**GIVEN REQUEST**
Without the pictures, print the lines running from the beginning of the material to the line containing "ctx.strokeRect(6, 6, chart.width", both ends included.
--- DATA SECTION ---
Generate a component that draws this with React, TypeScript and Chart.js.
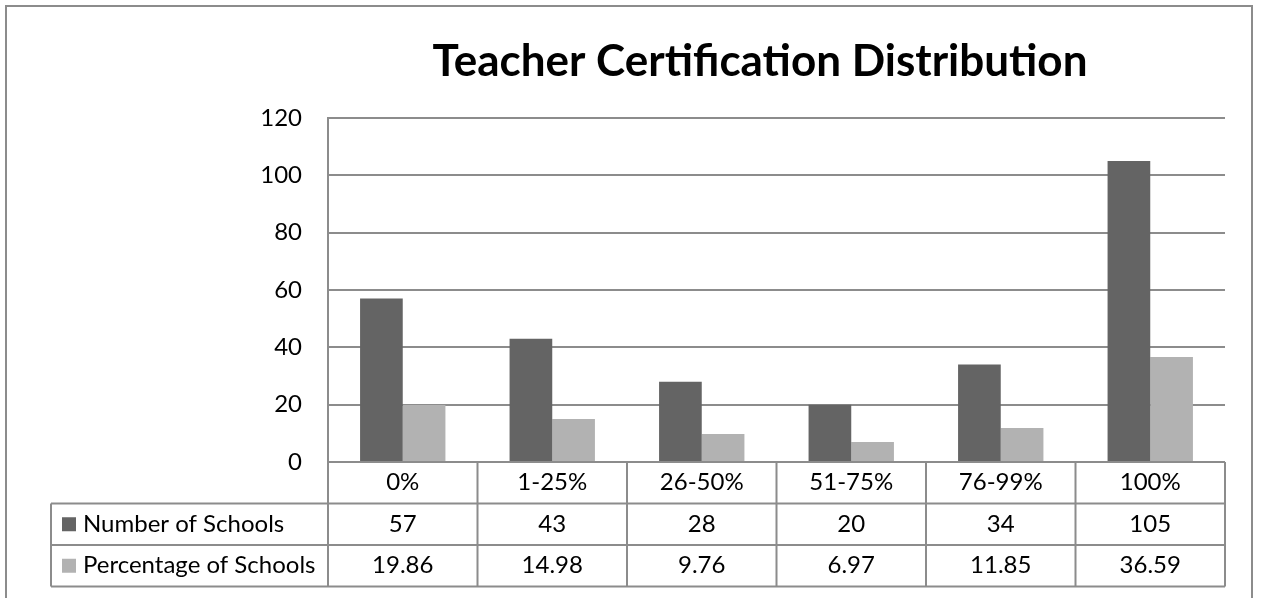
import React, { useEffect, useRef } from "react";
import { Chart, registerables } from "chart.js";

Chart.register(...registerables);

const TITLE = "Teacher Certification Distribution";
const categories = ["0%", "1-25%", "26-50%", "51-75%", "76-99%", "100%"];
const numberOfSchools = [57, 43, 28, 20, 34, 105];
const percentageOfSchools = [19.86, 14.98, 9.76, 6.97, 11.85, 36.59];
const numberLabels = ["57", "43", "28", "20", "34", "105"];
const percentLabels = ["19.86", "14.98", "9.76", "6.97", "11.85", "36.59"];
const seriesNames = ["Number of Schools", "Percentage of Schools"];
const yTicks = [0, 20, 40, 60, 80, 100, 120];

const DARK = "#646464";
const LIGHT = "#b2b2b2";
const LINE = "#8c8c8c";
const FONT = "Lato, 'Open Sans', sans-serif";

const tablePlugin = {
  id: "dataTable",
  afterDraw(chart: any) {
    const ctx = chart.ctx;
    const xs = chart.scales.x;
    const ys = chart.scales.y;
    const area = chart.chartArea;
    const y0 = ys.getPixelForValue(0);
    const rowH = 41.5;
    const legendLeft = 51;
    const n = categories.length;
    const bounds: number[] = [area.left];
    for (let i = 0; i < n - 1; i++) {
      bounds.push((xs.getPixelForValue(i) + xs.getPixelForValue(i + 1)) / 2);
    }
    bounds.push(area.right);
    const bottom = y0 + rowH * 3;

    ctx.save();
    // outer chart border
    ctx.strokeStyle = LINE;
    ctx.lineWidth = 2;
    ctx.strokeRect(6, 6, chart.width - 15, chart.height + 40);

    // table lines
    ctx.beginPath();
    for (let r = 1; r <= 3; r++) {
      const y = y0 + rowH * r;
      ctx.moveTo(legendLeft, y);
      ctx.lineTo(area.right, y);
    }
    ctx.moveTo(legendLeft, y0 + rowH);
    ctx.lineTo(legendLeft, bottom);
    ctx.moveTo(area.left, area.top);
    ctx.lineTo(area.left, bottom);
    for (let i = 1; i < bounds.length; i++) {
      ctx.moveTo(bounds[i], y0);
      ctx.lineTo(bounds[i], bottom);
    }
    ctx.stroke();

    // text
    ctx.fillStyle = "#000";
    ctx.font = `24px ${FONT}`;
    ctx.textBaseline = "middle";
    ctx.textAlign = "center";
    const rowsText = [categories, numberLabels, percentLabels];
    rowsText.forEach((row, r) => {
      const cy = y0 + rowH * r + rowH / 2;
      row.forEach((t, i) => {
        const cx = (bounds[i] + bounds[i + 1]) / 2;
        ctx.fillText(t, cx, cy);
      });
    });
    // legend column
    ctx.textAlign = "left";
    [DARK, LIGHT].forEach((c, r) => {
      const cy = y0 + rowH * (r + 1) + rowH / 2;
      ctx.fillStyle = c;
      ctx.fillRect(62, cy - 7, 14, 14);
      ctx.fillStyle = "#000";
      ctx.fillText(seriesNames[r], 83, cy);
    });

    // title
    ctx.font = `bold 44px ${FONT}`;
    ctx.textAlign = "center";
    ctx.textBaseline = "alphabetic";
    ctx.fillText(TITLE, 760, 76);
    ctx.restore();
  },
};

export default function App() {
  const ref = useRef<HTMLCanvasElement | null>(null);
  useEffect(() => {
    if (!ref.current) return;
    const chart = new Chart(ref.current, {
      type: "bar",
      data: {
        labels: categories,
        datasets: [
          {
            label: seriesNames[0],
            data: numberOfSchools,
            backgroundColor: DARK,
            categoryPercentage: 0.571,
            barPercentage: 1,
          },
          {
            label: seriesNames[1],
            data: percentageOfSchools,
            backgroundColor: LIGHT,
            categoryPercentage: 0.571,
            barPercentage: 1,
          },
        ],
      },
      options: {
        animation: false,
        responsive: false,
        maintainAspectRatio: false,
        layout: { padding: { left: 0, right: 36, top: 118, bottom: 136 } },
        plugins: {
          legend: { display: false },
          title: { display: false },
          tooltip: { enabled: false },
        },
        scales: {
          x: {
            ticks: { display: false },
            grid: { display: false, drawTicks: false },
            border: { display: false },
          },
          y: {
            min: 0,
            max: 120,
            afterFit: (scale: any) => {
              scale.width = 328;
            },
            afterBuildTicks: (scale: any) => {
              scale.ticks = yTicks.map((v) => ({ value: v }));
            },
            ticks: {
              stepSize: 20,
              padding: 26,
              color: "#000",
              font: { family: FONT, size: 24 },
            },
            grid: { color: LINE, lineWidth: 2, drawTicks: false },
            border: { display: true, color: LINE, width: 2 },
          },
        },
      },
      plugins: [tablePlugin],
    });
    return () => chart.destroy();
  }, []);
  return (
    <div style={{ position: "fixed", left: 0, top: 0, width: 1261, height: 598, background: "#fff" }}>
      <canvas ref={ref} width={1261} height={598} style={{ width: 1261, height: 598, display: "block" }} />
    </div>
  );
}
---
**ANSWER TO THE EXERCISE**
Generate a component that draws this with React, TypeScript and Chart.js.
import React, { useEffect, useRef } from "react";
import { Chart, registerables } from "chart.js";

Chart.register(...registerables);

const TITLE = "Teacher Certification Distribution";
const categories = ["0%", "1-25%", "26-50%", "51-75%", "76-99%", "100%"];
const numberOfSchools = [57, 43, 28, 20, 34, 105];
const percentageOfSchools = [19.86, 14.98, 9.76, 6.97, 11.85, 36.59];
const numberLabels = ["57", "43", "28", "20", "34", "105"];
const percentLabels = ["19.86", "14.98", "9.76", "6.97", "11.85", "36.59"];
const seriesNames = ["Number of Schools", "Percentage of Schools"];
const yTicks = [0, 20, 40, 60, 80, 100, 120];

const DARK = "#646464";
const LIGHT = "#b2b2b2";
const LINE = "#8c8c8c";
const FONT = "Lato, 'Open Sans', sans-serif";

const tablePlugin = {
  id: "dataTable",
  afterDraw(chart: any) {
    const ctx = chart.ctx;
    const xs = chart.scales.x;
    const ys = chart.scales.y;
    const area = chart.chartArea;
    const y0 = ys.getPixelForValue(0);
    const rowH = 41.5;
    const legendLeft = 51;
    const n = categories.length;
    const bounds: number[] = [area.left];
    for (let i = 0; i < n - 1; i++) {
      bounds.push((xs.getPixelForValue(i) + xs.getPixelForValue(i + 1)) / 2);
    }
    bounds.push(area.right);
    const bottom = y0 + rowH * 3;

    ctx.save();
    // outer chart border
    ctx.strokeStyle = LINE;
    ctx.lineWidth = 2;
    ctx.strokeRect(6, 6, chart.width - 15, chart.height + 40);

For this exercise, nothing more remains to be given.